Most students benefit from taking 3-4 full-length practice tests spaced throughout their prep timeline—enough to identify patterns in your mistakes without burning out on test fatigue. Early in prep, focus on untimed or section-by-section practice to build skills; then move to timed full-length tests every 2-3 weeks as you get closer to test day. The real value comes from reviewing every single question you missed or found difficult, understanding why you got it wrong, and adjusting your strategy. A tutor can help you interpret your practice test results to pinpoint whether your errors stem from knowledge gaps, careless mistakes, or timing issues—each requires a different fix.
Test anxiety on the ISEE often stems from unfamiliarity with the format and question types, which tutoring directly addresses by building genuine competence and confidence through repeated exposure. When you've practiced the exact types of questions you'll see and developed strategies that work, anxiety naturally decreases because you know what to expect. A tutor can also teach you specific techniques like how to manage your breathing during the test, when to skip a question without panic, and how to use the scratch paper effectively to stay organized. Many students find that working 1-on-1 with a tutor who can normalize the difficulty and celebrate progress builds the mental resilience needed to perform well under pressure.
Score improvement depends heavily on your starting point and how much you practice—a student starting at the 40th percentile might improve 10-15 percentile points with consistent tutoring and practice over 8-12 weeks, while a student already at the 75th percentile may see smaller gains because there's less room to improve. The most significant gains typically come from fixing fundamental skill gaps and learning test-specific strategies rather than last-minute cramming. Realistic expectations matter: if you're aiming for a specific school's typical ISEE range, your tutor can help you understand what score you need and create a focused plan to reach it.
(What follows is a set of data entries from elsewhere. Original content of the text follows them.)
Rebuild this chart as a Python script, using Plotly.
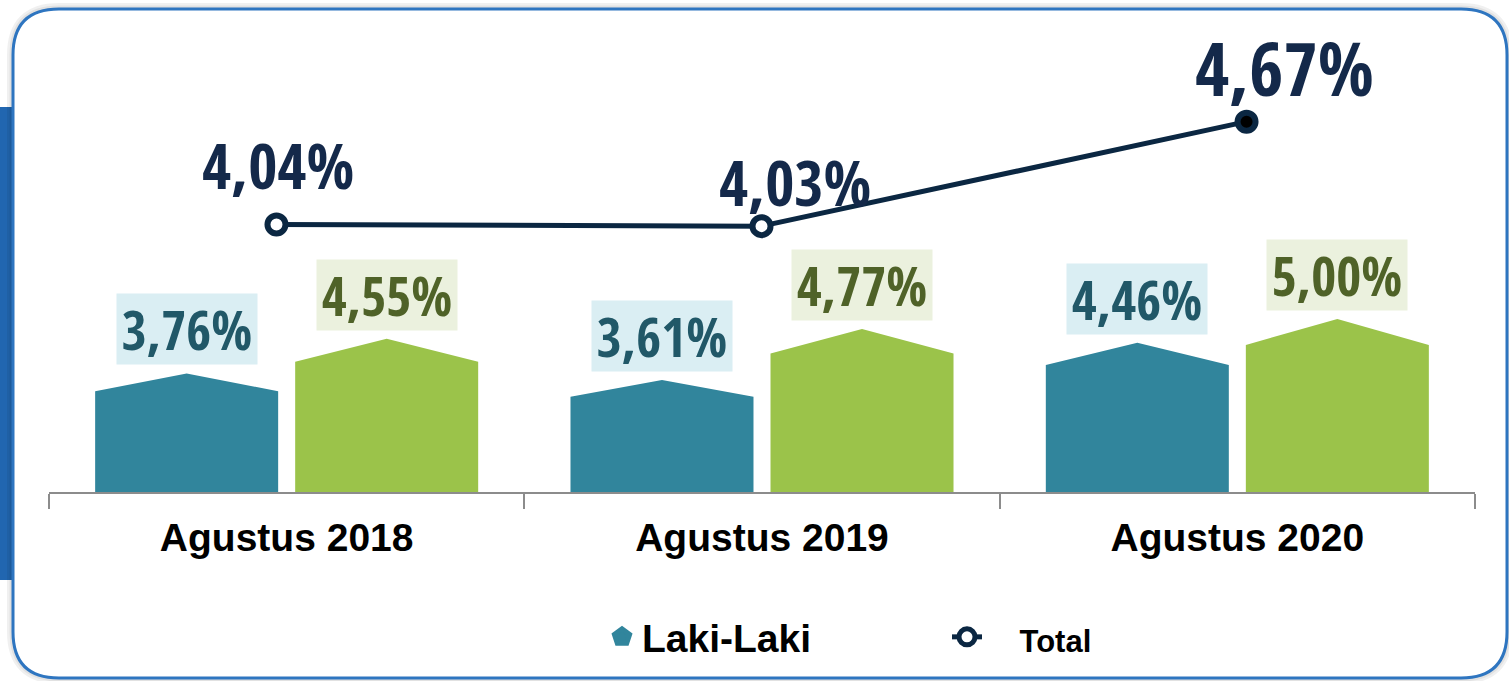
import plotly.graph_objects as go

# ---- data ----
categories = ["Agustus 2018", "Agustus 2019", "Agustus 2020"]
laki_laki = [3.76, 3.61, 4.46]
perempuan = [4.55, 4.77, 5.00]
total = [4.04, 4.03, 4.67]


def fmt(v):
    return f"{v:.2f}".replace(".", ",") + "%"


def condensed(text):
    return f'<span style="font-stretch:75%">{text}</span>'


# ---- geometry ----
FIG_W, FIG_H = 1509, 681
M_L, M_R, M_T, M_B = 49, 34, 20, 189
PW = FIG_W - M_L - M_R
PH = FIG_H - M_T - M_B
BASE_PX = FIG_H - M_B

Y_RANGE = [1.059, 11.811]        # bar axis
Y2_RANGE = [2.401, 5.293]        # total-line axis
X_RANGE = [-0.5, 2.5]
X2_RANGE = [-0.469, 2.471]

BAR_OFFSET = 0.2104
BAR_HALF = 0.1925
SHOULDER = 0.85                  # roof starts at 85% of bar height

TEAL = "#31859c"
GREEN = "#9bc34a"
NAVY = "#0b2742"
COND = "Open Sans Condensed, Open Sans, Liberation Sans, sans-serif"
SANS = "Liberation Sans, Arial, sans-serif"


def px2x(px):
    return (px - M_L) / PW


def py2y(py):
    return (BASE_PX - py) / PH


def house_polygons(values, offset):
    xs, ys = [], []
    y0 = Y_RANGE[0]
    for i, v in enumerate(values):
        c = i + offset
        s = y0 + SHOULDER * (v - y0)
        xs += [c - BAR_HALF, c - BAR_HALF, c, c + BAR_HALF, c + BAR_HALF, None]
        ys += [y0, s, v, s, y0, None]
    return xs, ys


fig = go.Figure()

for vals, off, color, name in [
    (laki_laki, -BAR_OFFSET, TEAL, "Laki-Laki"),
    (perempuan, BAR_OFFSET, GREEN, "Perempuan"),
]:
    xs, ys = house_polygons(vals, off)
    fig.add_trace(go.Scatter(
        x=xs, y=ys, mode="none", fill="toself", fillcolor=color,
        name=name, showlegend=False, hoverinfo="skip", legendgroup=name,
    ))

# legend entry for the male series
fig.add_trace(go.Scatter(
    x=[None], y=[None], mode="markers", name="Laki-Laki", legendgroup="Laki-Laki",
    marker=dict(symbol="pentagon", size=16, color=TEAL,
                line=dict(color=TEAL, width=5)),
))

fig.add_trace(go.Scatter(
    x=[0, 1, 2], y=total, xaxis="x2", yaxis="y2",
    mode="lines+markers",
    name='\u00a0\u00a0\u00a0<span style="font-size:31px">Total</span>',
    line=dict(color=NAVY, width=5),
    marker=dict(size=18, color=["white", "white", "black"],
                line=dict(color=NAVY, width=6)),
    hoverinfo="skip",
))

annotations = []
for vals, off, bg, fg in [
    (laki_laki, -BAR_OFFSET, "#daeef3", "#215868"),
    (perempuan, BAR_OFFSET, "#ebf1de", "#4f6228"),
]:
    for i, v in enumerate(vals):
        annotations.append(dict(
            x=i + off, y=v, xref="x", yref="y", text=condensed(fmt(v)),
            showarrow=False, yanchor="bottom", yshift=8, width=140, height=70,
            borderpad=0, bgcolor=bg,
            font=dict(family=COND, size=54, color=fg, weight="bold"),
        ))

total_shift = [(2, 60, 63), (33, 45, 63), (38, 54, 74)]
for i, v in enumerate(total):
    dx, dy, fs = total_shift[i]
    annotations.append(dict(
        x=i, y=v, xref="x2", yref="y2", text=condensed(fmt(v)), showarrow=False,
        xshift=dx, yshift=dy, yanchor="middle",
        font=dict(family=COND, size=fs, color="#14294a", weight="bold"),
    ))


def rounded_rect(x0, y0, x1, y1, r):
    X = px2x
    Y = py2y
    return (
        f"M{X(x0 + r)},{Y(y0)} L{X(x1 - r)},{Y(y0)} "
        f"Q{X(x1)},{Y(y0)} {X(x1)},{Y(y0 + r)} "
        f"L{X(x1)},{Y(y1 - r)} Q{X(x1)},{Y(y1)} {X(x1 - r)},{Y(y1)} "
        f"L{X(x0 + r)},{Y(y1)} Q{X(x0)},{Y(y1)} {X(x0)},{Y(y1 - r)} "
        f"L{X(x0)},{Y(y0 + r)} Q{X(x0)},{Y(y0)} {X(x0 + r)},{Y(y0)} Z"
    )


frame = rounded_rect(13, 9, 1507, 678, 46)
shapes = [
    dict(type="rect", xref="paper", yref="paper", layer="below",
         x0=px2x(0), x1=px2x(13), y0=py2y(580), y1=py2y(107),
         fillcolor="#2166b0", line=dict(width=0)),
    dict(type="path", xref="paper", yref="paper", layer="below", path=frame,
         fillcolor="rgba(0,0,0,0)", line=dict(color="rgba(0,0,0,0.06)", width=12)),
    dict(type="path", xref="paper", yref="paper", layer="below", path=frame,
         fillcolor="rgba(0,0,0,0)", line=dict(color="rgba(0,0,0,0.06)", width=7)),
    dict(type="path", xref="paper", yref="paper", layer="below", path=frame,
         fillcolor="white", line=dict(color="#2e75c0", width=3)),
]

fig.update_layout(
    width=FIG_W, height=FIG_H,
    margin=dict(l=M_L, r=M_R, t=M_T, b=M_B, autoexpand=False),
    paper_bgcolor="white", plot_bgcolor="rgba(0,0,0,0)",
    xaxis=dict(
        range=X_RANGE, tickmode="array", tickvals=[0, 1, 2], ticktext=categories,
        ticks="", showline=True, linecolor="#8c8c8c", linewidth=2,
        showgrid=False, zeroline=False, ticklabelstandoff=10,
        tickfont=dict(family=SANS, size=39, color="black", weight="bold"),
        minor=dict(tickmode="array", tickvals=[-0.5, 0.5, 1.5, 2.5],
                   ticks="outside", ticklen=15, tickwidth=2, tickcolor="#8c8c8c",
                   showgrid=False),
        fixedrange=True,
    ),
    yaxis=dict(range=Y_RANGE, visible=False, fixedrange=True),
    xaxis2=dict(range=X2_RANGE, overlaying="x", anchor="y2", visible=False,
                fixedrange=True),
    yaxis2=dict(range=Y2_RANGE, overlaying="y", anchor="x2", visible=False,
                fixedrange=True),
    legend=dict(
        orientation="h", x=px2x(602), y=py2y(637), xanchor="left", yanchor="middle",
        font=dict(family=SANS, size=39, color="black", weight="bold"),
        entrywidth=300, bgcolor="rgba(0,0,0,0)", traceorder="normal",
    ),
    annotations=annotations,
    shapes=shapes,
    showlegend=True,
)

fig.write_html("out.html")
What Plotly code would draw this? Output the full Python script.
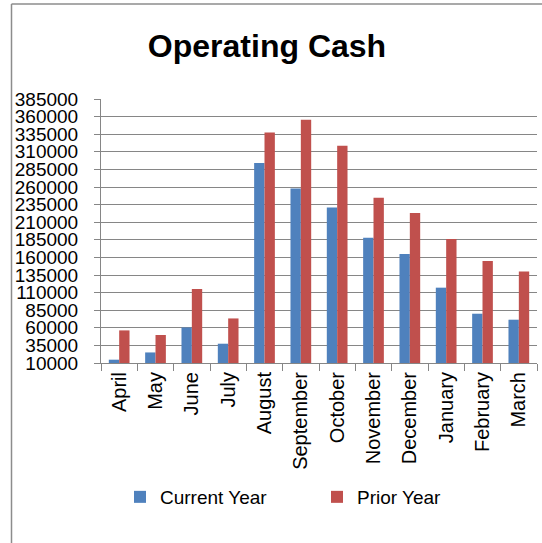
import plotly.graph_objects as go

months = ["April", "May", "June", "July", "August", "September", "October",
          "November", "December", "January", "February", "March"]
current_year = [14700, 25000, 60500, 37400, 294000, 258000, 231000,
                188000, 164800, 117000, 80000, 71500]
prior_year = [56300, 49800, 115100, 73300, 337500, 355500, 318600,
              244700, 223000, 186000, 154800, 140000]
y_ticks = list(range(10000, 385001, 25000))

FONT = "Liberation Sans"
GRID = "#868686"

fig = go.Figure()
fig.add_trace(go.Bar(name="Current Year", x=months, y=current_year,
                     marker=dict(color="#4F81BD", line=dict(width=0))))
fig.add_trace(go.Bar(name="Prior Year", x=months, y=prior_year,
                     marker=dict(color="#C0504D", line=dict(width=0))))

# plot area: x 101..537, y 99..363 (px)
PL, PR, PT, PB = 101, 537, 99, 363
W, H = 542, 543
pw, ph = PR - PL, PB - PT

def px_to_paper_x(px):
    return (px - PL) / pw

def px_to_paper_y(py):
    return (PB - py) / ph

fig.update_layout(
    width=W, height=H,
    margin=dict(l=PL, r=W - PR, t=PT, b=H - PB, pad=0),
    paper_bgcolor="white", plot_bgcolor="white",
    font=dict(family=FONT, size=19, color="black"),
    barmode="group", bargap=0.43, bargroupgap=0,
    title=dict(text="<b>Operating Cash</b>", x=267 / W, xref="container",
               xanchor="center", y=1 - 46 / H, yref="container", yanchor="middle",
               font=dict(family=FONT, size=32, color="black")),
    showlegend=True,
    legend=dict(orientation="h", x=px_to_paper_x(120), xanchor="left",
                y=px_to_paper_y(497), yanchor="middle",
                font=dict(family=FONT, size=19, color="black"),
                entrywidth=152, entrywidthmode="pixels",
                bgcolor="rgba(0,0,0,0)", traceorder="normal"),
    xaxis=dict(type="category", categoryorder="array", categoryarray=months,
               showline=True, linecolor=GRID, linewidth=1,
               ticks="outside", tickson="boundaries", ticklen=7, tickcolor=GRID,
               tickangle=-90, showgrid=False, range=[-0.5, 11.5],
               tickfont=dict(family=FONT, size=20, color="black")),
    yaxis=dict(range=[10000, 385000], tickvals=y_ticks,
               ticktext=[str(v) for v in y_ticks],
               showline=True, linecolor=GRID, linewidth=1,
               ticks="outside", ticklen=6, tickcolor=GRID,
               showgrid=True, gridcolor=GRID, gridwidth=1, zeroline=False,
               ticklabelstandoff=12,
               tickfont=dict(family=FONT, size=19, color="black")),
    shapes=[
        dict(type="line", xref="paper", yref="paper",
             x0=px_to_paper_x(11.5), x1=px_to_paper_x(560),
             y0=px_to_paper_y(4), y1=px_to_paper_y(4),
             line=dict(color="#8c8c8c", width=1.5)),
        dict(type="line", xref="paper", yref="paper",
             x0=px_to_paper_x(11.5), x1=px_to_paper_x(11.5),
             y0=px_to_paper_y(4), y1=px_to_paper_y(560),
             line=dict(color="#8c8c8c", width=1.5)),
    ],
)

fig.write_html("out.html",
               config={"displayModeBar": False},
               post_script="document.body.style.margin='0';"
                           "document.body.style.overflow='hidden';")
Consistency matters more than intensity—regular sessions with homework practice between them produce better results than sporadic intensive sessions.
ISEE word problems test reading comprehension and mathematical reasoning simultaneously—you have to extract the relevant information from wordy scenarios, set up the problem correctly, and solve it under time pressure. Many students rush through reading the problem and misidentify what's being asked, or they set up the equation correctly but make a calculation error. The ISEE also includes multi-step problems where you need to find an intermediate answer before solving the final question, and students often stop after the first calculation. A tutor can teach you a systematic approach: read carefully, identify what you know and what you're solving for, write out your setup before calculating, and double-check that your answer makes sense in context.
Main idea questions ask you to identify the overall purpose or central point of a passage—the answer is usually explicitly stated or clearly supported by the passage's structure. Inference questions require you to read between the lines and draw conclusions based on evidence that isn't directly stated, which demands deeper analytical thinking and trips up many students. For example, a passage might describe a character's actions without saying they're nervous, but you'd need to infer nervousness from the evidence provided. A tutor can teach you the difference by having you practice identifying what the passage explicitly says versus what you can reasonably conclude, and showing you how to avoid over-inferencing (reading too much into the text) while still making valid logical connections.